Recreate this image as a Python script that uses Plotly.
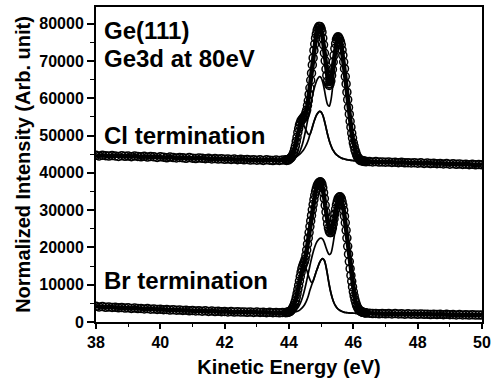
import plotly.graph_objects as go

# ---------------- data ----------------
# Energy grids (eV)
E_LEFT = [38.0, 38.1, 38.2, 38.3, 38.4, 38.5, 38.6, 38.7, 38.8, 38.9,
          39.0, 39.1, 39.2, 39.3, 39.4, 39.5, 39.6, 39.7, 39.8, 39.9,
          40.0, 40.1, 40.2, 40.3, 40.4, 40.5, 40.6, 40.7, 40.8, 40.9,
          41.0, 41.1, 41.2, 41.3, 41.4, 41.5, 41.6, 41.7, 41.8, 41.9,
          42.0, 42.1, 42.2, 42.3, 42.4, 42.5, 42.6, 42.7, 42.8, 42.9,
          43.0, 43.1, 43.2, 43.3, 43.4, 43.5, 43.6, 43.7, 43.8]
E_PEAK = [43.9, 43.925, 43.95, 43.975, 44.0, 44.025, 44.05, 44.075, 44.1, 44.125,
          44.15, 44.175, 44.2, 44.225, 44.25, 44.275, 44.3, 44.325, 44.35, 44.375,
          44.4, 44.425, 44.45, 44.475, 44.5, 44.525, 44.55, 44.575, 44.6, 44.625,
          44.65, 44.675, 44.7, 44.725, 44.75, 44.775, 44.8, 44.825, 44.85, 44.875,
          44.9, 44.925, 44.95, 44.975, 45.0, 45.025, 45.05, 45.075, 45.1, 45.125,
          45.15, 45.175, 45.2, 45.225, 45.25, 45.275, 45.3, 45.325, 45.35, 45.375,
          45.4, 45.425, 45.45, 45.475, 45.5, 45.525, 45.55, 45.575, 45.6, 45.625,
          45.65, 45.675, 45.7, 45.725, 45.75, 45.775, 45.8, 45.825, 45.85, 45.875,
          45.9, 45.925, 45.95, 45.975, 46.0, 46.025, 46.05, 46.075, 46.1, 46.125,
          46.15, 46.175, 46.2, 46.225, 46.25, 46.275, 46.3, 46.325, 46.35, 46.375,
          46.4]
E_RIGHT = [46.5, 46.6, 46.7, 46.8, 46.9, 47.0, 47.1, 47.2, 47.3, 47.4,
           47.5, 47.6, 47.7, 47.8, 47.9, 48.0, 48.1, 48.2, 48.3, 48.4,
           48.5, 48.6, 48.7, 48.8, 48.9, 49.0, 49.1, 49.2, 49.3, 49.4,
           49.5, 49.6, 49.7, 49.8, 49.9, 50.0]
E_FIT = [43.9, 43.95, 44.0, 44.05, 44.1, 44.15, 44.2, 44.25, 44.3, 44.35,
         44.4, 44.45, 44.5, 44.55, 44.6, 44.65, 44.7, 44.75, 44.8, 44.85,
         44.9, 44.95, 45.0, 45.05, 45.1, 45.15, 45.2, 45.25, 45.3, 45.35,
         45.4, 45.45, 45.5, 45.55, 45.6, 45.65, 45.7, 45.75, 45.8, 45.85,
         45.9, 45.95, 46.0, 46.05, 46.1, 46.15, 46.2, 46.25, 46.3, 46.35,
         46.4]

# ---- Cl termination (upper spectrum) ----
CL_LEFT = [44700, 44550, 44750, 44600, 44500, 44650, 44550, 44400, 44600, 44450,
           44500, 44350, 44550, 44400, 44300, 44450, 44250, 44400, 44300, 44150,
           44300, 44200, 44050, 44250, 44100, 44000, 44150, 44050, 43900, 44100,
           43950, 43850, 44000, 43900, 43800, 43950, 43750, 43850, 43700, 43800,
           43650, 43750, 43600, 43700, 43550, 43650, 43500, 43600, 43450, 43550,
           43400, 43500, 43350, 43500, 43400, 43300, 43450, 43350, 43450]
CL_PEAK = [43500, 43350, 43550, 43450, 43650, 43800, 43950, 44250, 44500, 45000,
           45550, 46400, 47250, 48450, 49550, 50850, 51850, 52850, 53450, 54050,
           54250, 54650, 54750, 55150, 55450, 56150, 56850, 58050, 59350, 61050,
           62750, 64850, 66750, 68950, 70850, 72850, 74550, 76150, 77250, 78250,
           78750, 79250, 79300, 79200, 78650, 77750, 76150, 74350, 72150, 70050,
           67850, 66150, 64650, 63850, 63450, 63850, 64650, 66150, 67750, 69750,
           71550, 73350, 74650, 75750, 76250, 76550, 76250, 75750, 75150, 74350,
           72950, 71550, 69750, 67950, 65850, 63850, 61650, 59650, 57550, 55750,
           53850, 52250, 50650, 49350, 48050, 47150, 46150, 45550, 44850, 44450,
           43950, 43750, 43450, 43450, 43250, 43300, 43150, 43200, 43050, 43150,
           43000]
CL_RIGHT = [43050, 42950, 43050, 42900, 42950, 42850, 42950, 42800, 42850, 42750,
            42850, 42700, 42750, 42650, 42750, 42600, 42700, 42550, 42650, 42500,
            42600, 42450, 42550, 42400, 42500, 42350, 42450, 42300, 42400, 42250,
            42350, 42200, 42300, 42150, 42250, 42150]
CL_FIT_BULK = [43450, 43500, 43550, 43600, 43700, 43850, 44100, 44500, 45100, 46000,
               47200, 48800, 50700, 52800, 55000, 57300, 59500, 61500, 63200, 64500,
               65400, 65800, 65500, 64300, 62300, 60000, 58300, 57900, 59300, 62500,
               66800, 71000, 74600, 76200, 75100, 72900, 69700, 65800, 61600, 57500,
               53800, 50600, 48000, 46100, 44800, 43900, 43450, 43250, 43150, 43050,
               43000]
CL_FIT_SHOULDER = [43450, 43500, 43600, 43800, 44200, 45000, 46300, 48100, 50100, 51900,
                   52900, 52800, 52000, 51100, 50400, 50300, 51500, 53000, 54300, 55400,
                   56100, 56500, 56300, 55500, 54000, 52200, 50300, 48700, 47400, 46400,
                   45700, 45100, 44700, 44400, 44100, 43900, 43800, 43650, 43550, 43450,
                   43400, 43350, 43300, 43250, 43200, 43150, 43100, 43100, 43050, 43050,
                   43000]
CL_FIT_SINGLE = [43450, 43500, 43550, 43650, 43800, 43950, 44200, 44450, 44750, 45150,
                 45600, 46150, 46850, 47700, 48800, 50300, 51500, 53000, 54300, 55400,
                 56100, 56500, 56300, 55500, 54000, 52200, 50300, 48700, 47400, 46400,
                 45700, 45100, 44700, 44400, 44100, 43900, 43800, 43650, 43550, 43450,
                 43400, 43350, 43300, 43250, 43200, 43150, 43100, 43100, 43050, 43050,
                 43000]

# ---- Br termination (lower spectrum) ----
BR_LEFT = [4200, 4050, 4150, 3950, 4050, 3900, 3950, 3800, 3900, 3750,
           3800, 3650, 3750, 3600, 3650, 3500, 3600, 3450, 3500, 3350,
           3450, 3300, 3350, 3200, 3300, 3150, 3200, 3100, 3150, 3000,
           3100, 2950, 3050, 2900, 3000, 2850, 2950, 2800, 2900, 2750,
           2850, 2700, 2800, 2650, 2750, 2650, 2700, 2600, 2700, 2550,
           2650, 2550, 2600, 2500, 2600, 2500, 2550, 2450, 2550]
BR_PEAK = [2500, 2600, 2550, 2650, 2700, 2800, 2950, 3200, 3500, 3900,
           4400, 5000, 5700, 6600, 7600, 8700, 9800, 11000, 12200, 13300,
           14300, 15000, 15600, 16100, 16800, 17900, 19300, 20900, 22500, 24000,
           25600, 27100, 28600, 30100, 31500, 32800, 34000, 35000, 35800, 36500,
           37000, 37300, 37500, 37600, 37400, 36900, 36000, 34700, 33100, 31300,
           29500, 27800, 26300, 25200, 24400, 24000, 24000, 24400, 25200, 26300,
           27600, 29000, 30300, 31400, 32300, 33000, 33400, 33600, 33500, 33100,
           32300, 31300, 30000, 28400, 26600, 24600, 22500, 20300, 18200, 16200,
           14300, 12500, 10900, 9400, 8100, 7000, 6000, 5200, 4500, 4000,
           3600, 3300, 3050, 2900, 2750, 2650, 2600, 2550, 2500, 2450,
           2400]
BR_RIGHT = [2350, 2250, 2300, 2200, 2300, 2200, 2250, 2150, 2250, 2150,
            2200, 2100, 2200, 2100, 2150, 2050, 2150, 2050, 2100, 2000,
            2100, 2000, 2050, 1950, 2050, 1950, 2000, 1900, 2000, 1900,
            1950, 1850, 1950, 1850, 1900, 1850]
BR_FIT_BULK = [2500, 2550, 2600, 2650, 2750, 2900, 3150, 3550, 4150, 5000,
               6100, 7500, 9200, 11100, 13100, 15100, 17000, 18700, 20100, 21200,
               21900, 22400, 22500, 22200, 21300, 20000, 18800, 18100, 18400, 20000,
               22600, 25700, 28800, 31500, 33000, 32600, 30300, 26900, 22700, 18500,
               14600, 11200, 8400, 6300, 4800, 3800, 3200, 2850, 2650, 2550,
               2450]
BR_FIT_SHOULDER = [2500, 2550, 2650, 2850, 3250, 3900, 4900, 6300, 8200, 10400,
                   12600, 14200, 14600, 13900, 12500, 11400, 10600, 11000, 12300, 13600,
                   14800, 15900, 16700, 17000, 16500, 14900, 12500, 10000, 7900, 6300,
                   5100, 4300, 3700, 3300, 3000, 2800, 2650, 2550, 2500, 2450,
                   2400, 2400, 2350, 2350, 2300, 2300, 2300, 2250, 2250, 2250,
                   2200]
BR_FIT_SINGLE = [2500, 2500, 2550, 2600, 2650, 2700, 2750, 2850, 3000, 3300,
                 3700, 4200, 4900, 5800, 7000, 8500, 9800, 11000, 12300, 13600,
                 14800, 15900, 16700, 17000, 16500, 14900, 12500, 10000, 7900, 6300,
                 5100, 4300, 3700, 3300, 3000, 2800, 2650, 2550, 2500, 2450,
                 2400, 2400, 2350, 2350, 2300, 2300, 2300, 2250, 2250, 2250,
                 2200]

LABELS = ["Ge(111)", "Ge3d at 80eV", "Cl termination", "Br termination"]
LABEL_Y = [78300, 70700, 49900, 11200]

# ---------------- figure ----------------
FONT = "Liberation Sans, Arial, sans-serif"
fig = go.Figure()

E_DATA = E_LEFT + E_PEAK + E_RIGHT
for comps in [(CL_FIT_BULK, CL_FIT_SHOULDER, CL_FIT_SINGLE),
              (BR_FIT_BULK, BR_FIT_SHOULDER, BR_FIT_SINGLE)]:
    for comp in comps:
        fig.add_trace(go.Scatter(x=E_FIT, y=comp, mode="lines",
                                 line=dict(color="black", width=1.7, shape="spline"),
                                 showlegend=False, hoverinfo="skip"))

for ys in [CL_LEFT + CL_PEAK + CL_RIGHT, BR_LEFT + BR_PEAK + BR_RIGHT]:
    fig.add_trace(go.Scatter(x=E_DATA, y=ys, mode="lines+markers",
                             line=dict(color="black", width=4.5),
                             marker=dict(symbol="circle-open", size=8,
                                         color="black", line=dict(width=1.5)),
                             showlegend=False))

for txt, yv in zip(LABELS, LABEL_Y):
    fig.add_annotation(x=38.2, y=yv, xref="x", yref="y", text=txt,
                       showarrow=False, xanchor="left", yanchor="middle",
                       font=dict(family=FONT, size=24, color="black", weight="bold"))

fig.update_xaxes(range=[38, 50], dtick=2, tick0=38, automargin=False,
                 ticks="outside", ticklen=5, tickwidth=1.5, tickcolor="black",
                 minor=dict(dtick=1, ticks="outside", ticklen=3, tickwidth=1.2, tickcolor="black"),
                 showline=True, linecolor="black", linewidth=2, mirror=True,
                 showgrid=False, zeroline=False,
                 tickfont=dict(family=FONT, size=16, color="black", weight="bold"),
                 title=dict(text="Kinetic Energy (eV)", standoff=10,
                            font=dict(family=FONT, size=20, color="black", weight="bold")))
fig.update_yaxes(range=[0, 84500], dtick=10000, tick0=0, tickformat="d", automargin=False,
                 ticks="outside", ticklen=7, tickwidth=1.5, tickcolor="black",
                 minor=dict(dtick=5000, ticks="outside", ticklen=4, tickwidth=1.2, tickcolor="black"),
                 showline=True, linecolor="black", linewidth=2, mirror=True,
                 showgrid=False, zeroline=False,
                 tickfont=dict(family=FONT, size=16, color="black", weight="bold"),
                 title=dict(text="Normalized Intensity (Arb. unit)", standoff=3,
                            font=dict(family=FONT, size=20, color="black", weight="bold")))

fig.update_layout(width=491, height=384, margin=dict(l=96, r=9, t=7, b=62),
                  paper_bgcolor="white", plot_bgcolor="white")

fig.write_html("out.html")
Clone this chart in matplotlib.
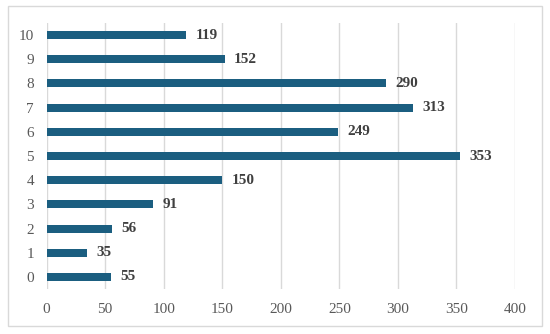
....
Write out nothing but the lines from the start of the data through the line with "import plotly.graph_objects as go". Leave out the pictures.

Recreate this image as a Python script that uses Plotly.
import plotly.graph_objects as go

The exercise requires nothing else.